FireDogLake has an interesting blog post on this subject and quotes the L.A. Times blog post on a rather incredible coincidence: that the last legalization attempt in California in 1972 was also called Prop 19. The Secretary Of State’s office says it is a coincidence.

(Anyone want to do some research to see if there really have been exactly eighteen previous propositions on the ballot since 2008? It could make for a good scoop!)

While everyone is waiting with bated breath for the November election results, I’m waiting to see how “19” will be adopted as a new meme by stoner culture. For example, a California doctor’s recommendation for the medical use of marijuana is widely referred to as “a 215,” e.g. “I’ve got my 215.” Even law enforcement uses that term. I’ve seen ads by people looking for “215-friendly” rental apartments and Craigslist personal ads by people “looking for some 215.” Of course, we’ve all heard of “420” and its various apocryphal origins.

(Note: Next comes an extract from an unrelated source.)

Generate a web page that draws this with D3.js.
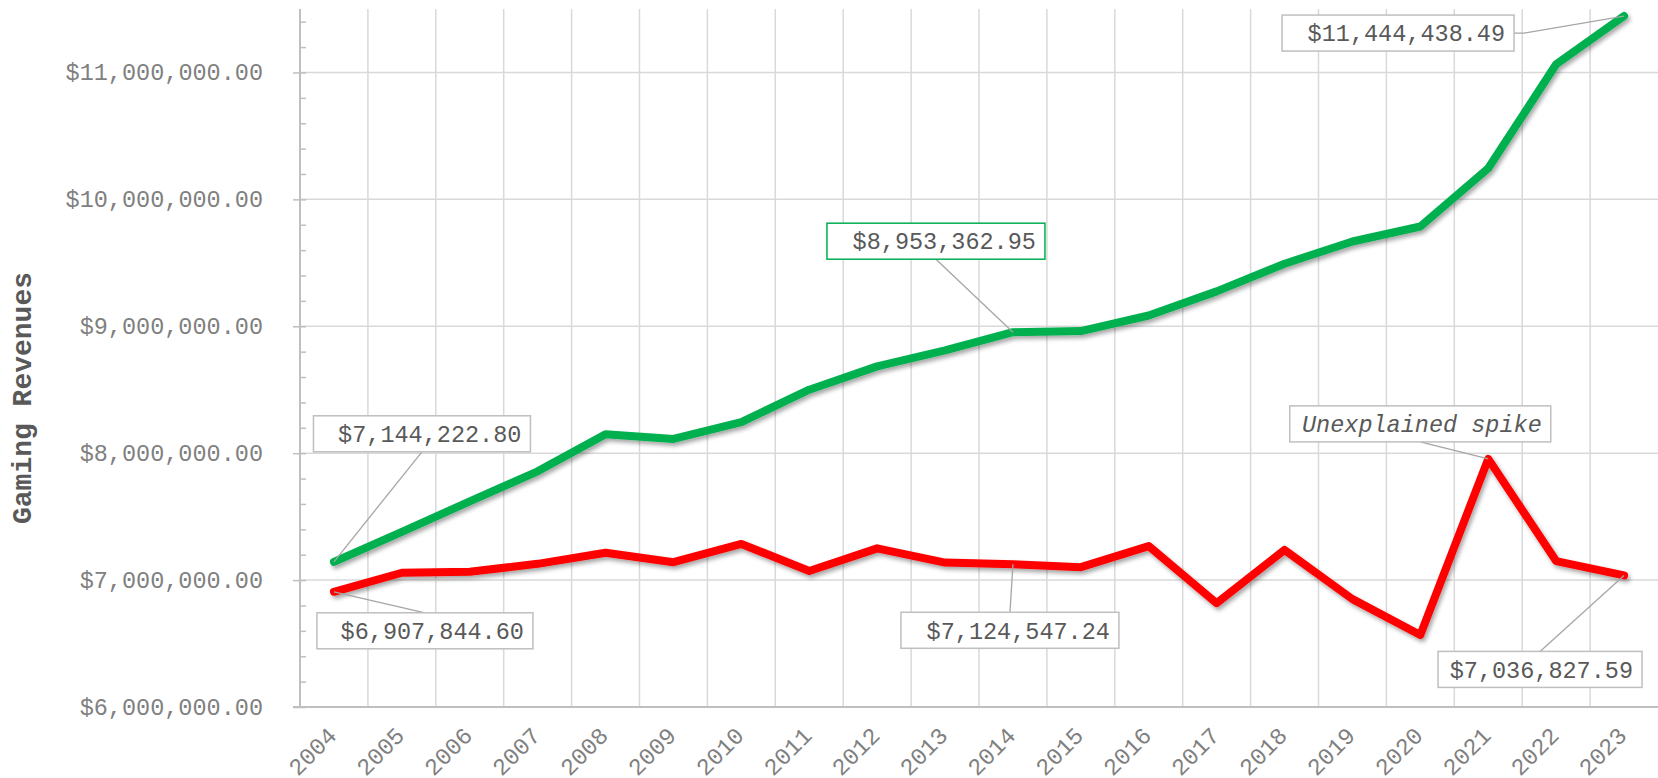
<!DOCTYPE html>
<html>
<head>
<meta charset="utf-8">
<script src="https://cdn.jsdelivr.net/npm/d3@7"></script>
<style>
  body { margin: 0; background: #fff; }
  svg { display: block; font-family: "Courier New", "Liberation Mono", monospace; }
</style>
</head>
<body>
<svg id="chart" width="1658" height="778"></svg>
<script>
var years = ['2004', '2005', '2006', '2007', '2008', '2009', '2010', '2011', '2012', '2013',
             '2014', '2015', '2016', '2017', '2018', '2019', '2020', '2021', '2022', '2023'];

// green series
var greenValues = [7144222.80, 7380000, 7620000, 7857000, 8150000, 8112000, 8245000, 8500000, 8684000, 8810000,
                   8953362.95, 8962000, 9085000, 9275000, 9493000, 9668000, 9786000, 10245000, 11065000, 11444438.49];
// red series
var redValues = [6907844.60, 7058000, 7066000, 7128000, 7216000, 7141000, 7285000, 7071000, 7250000, 7138000,
                 7124547.24, 7102000, 7268000, 6818000, 7238000, 6850000, 6568000, 7955000, 7150000, 7036827.59];

var yTicks = [6000000, 7000000, 8000000, 9000000, 10000000, 11000000];
var yTitle = 'Gaming Revenues';

var notes = [
  { series: 'green', year: '2004', text: '$7,144,222.80' },
  { series: 'red', year: '2004', text: '$6,907,844.60' },
  { series: 'green', year: '2014', text: '$8,953,362.95' },
  { series: 'red', year: '2014', text: '$7,124,547.24' },
  { series: 'red', year: '2021', text: 'Unexplained spike' },
  { series: 'red', year: '2023', text: '$7,036,827.59' },
  { series: 'green', year: '2023', text: '$11,444,438.49' }
];

// where each note box sits relative to its point (box centre offset, box width, leader side)
var noteLayout = [
  { dx: 88, dy: -128, w: 217, side: 'bottom' },
  { dx: 91, dy: 39, w: 216, side: 'top' },
  { dx: -77, dy: -91, w: 218, side: 'bottom', border: '#00b050' },
  { dx: -3, dy: 66, w: 218, side: 'top' },
  { dx: -68, dy: -35, w: 261, side: 'bottom', italic: true },
  { dx: -84, dy: 94, w: 204, side: 'top' },
  { dx: -226, dy: 17, w: 232, side: 'right' }
];

var plotL = 300, plotR = 1658, plotT = 9, plotB = 707;
var fontSize = 23.5;

var svg = d3.select('#chart');

var x = d3.scaleBand().domain(years).range([plotL, plotR]).padding(0);
var y = d3.scaleLinear().domain([6000000, 11500000]).range([plotB, plotT]);
var cx = function (yr) { return x(yr) + x.bandwidth() / 2; };

var defs = svg.append('defs');
var shadow = defs.append('filter').attr('id', 'shadow')
    .attr('x', '-5%').attr('y', '-20%').attr('width', '110%').attr('height', '140%');
shadow.append('feDropShadow')
    .attr('dx', 2).attr('dy', 3).attr('stdDeviation', 2.2)
    .attr('flood-color', '#000').attr('flood-opacity', 0.35);

// grid
var grid = svg.append('g');
grid.selectAll('line.h')
    .data(yTicks.slice(1))
    .enter()
    .append('line')
    .attr('class', 'h')
    .attr('x1', plotL).attr('x2', plotR)
    .attr('y1', function (d) { return y(d); })
    .attr('y2', function (d) { return y(d); })
    .attr('stroke', '#d9d9d9').attr('stroke-width', 1.5);

grid.selectAll('line.v')
    .data(years.slice(1))
    .enter()
    .append('line')
    .attr('class', 'v')
    .attr('x1', function (d) { return x(d); })
    .attr('x2', function (d) { return x(d); })
    .attr('y1', plotT).attr('y2', plotB)
    .attr('stroke', '#d9d9d9').attr('stroke-width', 1.5);

// y axis
var fmt = d3.format(',.2f');
var yAxis = svg.append('g')
    .attr('transform', 'translate(' + plotL + ',0)')
    .call(d3.axisLeft(y).tickValues(yTicks).tickSize(7).tickPadding(30)
        .tickFormat(function (d) { return '$' + fmt(d); }));
yAxis.select('.domain').remove();
yAxis.selectAll('line').attr('stroke', '#bfbfbf').attr('stroke-width', 1.5);
yAxis.selectAll('text')
    .attr('font-family', '"Courier New", "Liberation Mono", monospace')
    .attr('font-size', fontSize).attr('fill', '#808080');

var minor = d3.range(6000000, 11500001, 200000);
var yMinor = svg.append('g')
    .attr('transform', 'translate(' + plotL + ',0)')
    .call(d3.axisRight(y).tickValues(minor).tickSize(6).tickFormat(''));
yMinor.select('.domain').remove();
yMinor.selectAll('line').attr('stroke', '#bfbfbf').attr('stroke-width', 1.5);

svg.append('line')
    .attr('x1', plotL).attr('x2', plotL).attr('y1', plotT).attr('y2', plotB + 1)
    .attr('stroke', '#bfbfbf').attr('stroke-width', 2);

// x axis
svg.append('line')
    .attr('x1', plotL - 7).attr('x2', plotR).attr('y1', plotB).attr('y2', plotB)
    .attr('stroke', '#bfbfbf').attr('stroke-width', 2);

svg.append('g').selectAll('text')
    .data(years)
    .enter()
    .append('text')
    .attr('transform', function (d) { return 'translate(' + (cx(d) + 4) + ',' + (plotB + 30) + ') rotate(-45)'; })
    .attr('text-anchor', 'end')
    .attr('font-size', fontSize)
    .attr('fill', '#808080')
    .text(function (d) { return d; });

// y title
svg.append('text')
    .attr('transform', 'translate(31,' + ((plotT + plotB) / 2 + 40) + ') rotate(-90)')
    .attr('text-anchor', 'middle')
    .attr('font-size', 28)
    .attr('font-weight', 'bold')
    .attr('fill', '#595959')
    .text(yTitle);

// lines
var line = d3.line()
    .x(function (d) { return cx(d.year); })
    .y(function (d) { return y(d.value); });

var seriesList = [
  { name: 'green', color: '#00b050', values: greenValues },
  { name: 'red', color: '#ff0000', values: redValues }
];

svg.append('g').selectAll('path')
    .data(seriesList)
    .enter()
    .append('path')
    .attr('d', function (s) {
        return line(s.values.map(function (v, i) { return { year: years[i], value: v }; }));
    })
    .attr('fill', 'none')
    .attr('stroke', function (s) { return s.color; })
    .attr('stroke-width', 8)
    .attr('stroke-linejoin', 'round')
    .attr('stroke-linecap', 'round')
    .attr('filter', 'url(#shadow)');

// notes
var boxH = 36;
var noteG = svg.append('g');
notes.forEach(function (n, i) {
    var lay = noteLayout[i];
    var vals = n.series === 'green' ? greenValues : redValues;
    var px = cx(n.year);
    var py = y(vals[years.indexOf(n.year)]);
    var bx = px + lay.dx - lay.w / 2;
    var by = py + lay.dy - boxH / 2;

    var pts;
    if (lay.side === 'bottom') pts = [[px, py], [bx + lay.w / 2, by + boxH]];
    else if (lay.side === 'top') pts = [[px, py], [bx + lay.w / 2, by]];
    else pts = [[px, py], [bx + lay.w + 10, by + boxH / 2], [bx + lay.w, by + boxH / 2]];

    noteG.append('path')
        .attr('d', d3.line()(pts))
        .attr('fill', 'none')
        .attr('stroke', '#a6a6a6')
        .attr('stroke-width', 1.3);

    noteG.append('rect')
        .attr('x', bx).attr('y', by)
        .attr('width', lay.w).attr('height', boxH)
        .attr('fill', '#fff')
        .attr('stroke', lay.border || '#bfbfbf')
        .attr('stroke-width', 1.5);

    noteG.append('text')
        .attr('x', bx + lay.w - 9)
        .attr('y', by + boxH / 2)
        .attr('dy', '0.35em')
        .attr('text-anchor', 'end')
        .attr('font-size', fontSize)
        .attr('font-style', lay.italic ? 'italic' : 'normal')
        .attr('fill', '#595959')
        .text(n.text);
});
</script>
</body>
</html>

I’m sure that someone is printing up number 19 sports jersies and t-shirts with or without a pot leaf as I write this. It’s also quite predictable that “dude, got any 19?” will become a common question and “19-friendly” will begin appearing on singles ads as code for occasional recreational pot use. Less obvious (it doesn’t come up on Google yet) might be the association of the Proposition with young women and weed, as in “19 and legal.” Juxtapositions of young, scantily-clad, busty women and weed are pervasive in marijuana culture, even in hippie SoHum, so maybe such an ad campaign would appeal enough to the young, white-ganster-wannabe crowd that they would actually get off the couch and vote.

And if Prop 19 fails at the November polls? Well, since one of the many criticisms of the measure is that it would  legalize possession of a mere ounce, supporters can shrug and say, “19—eh, that’s barely legal.”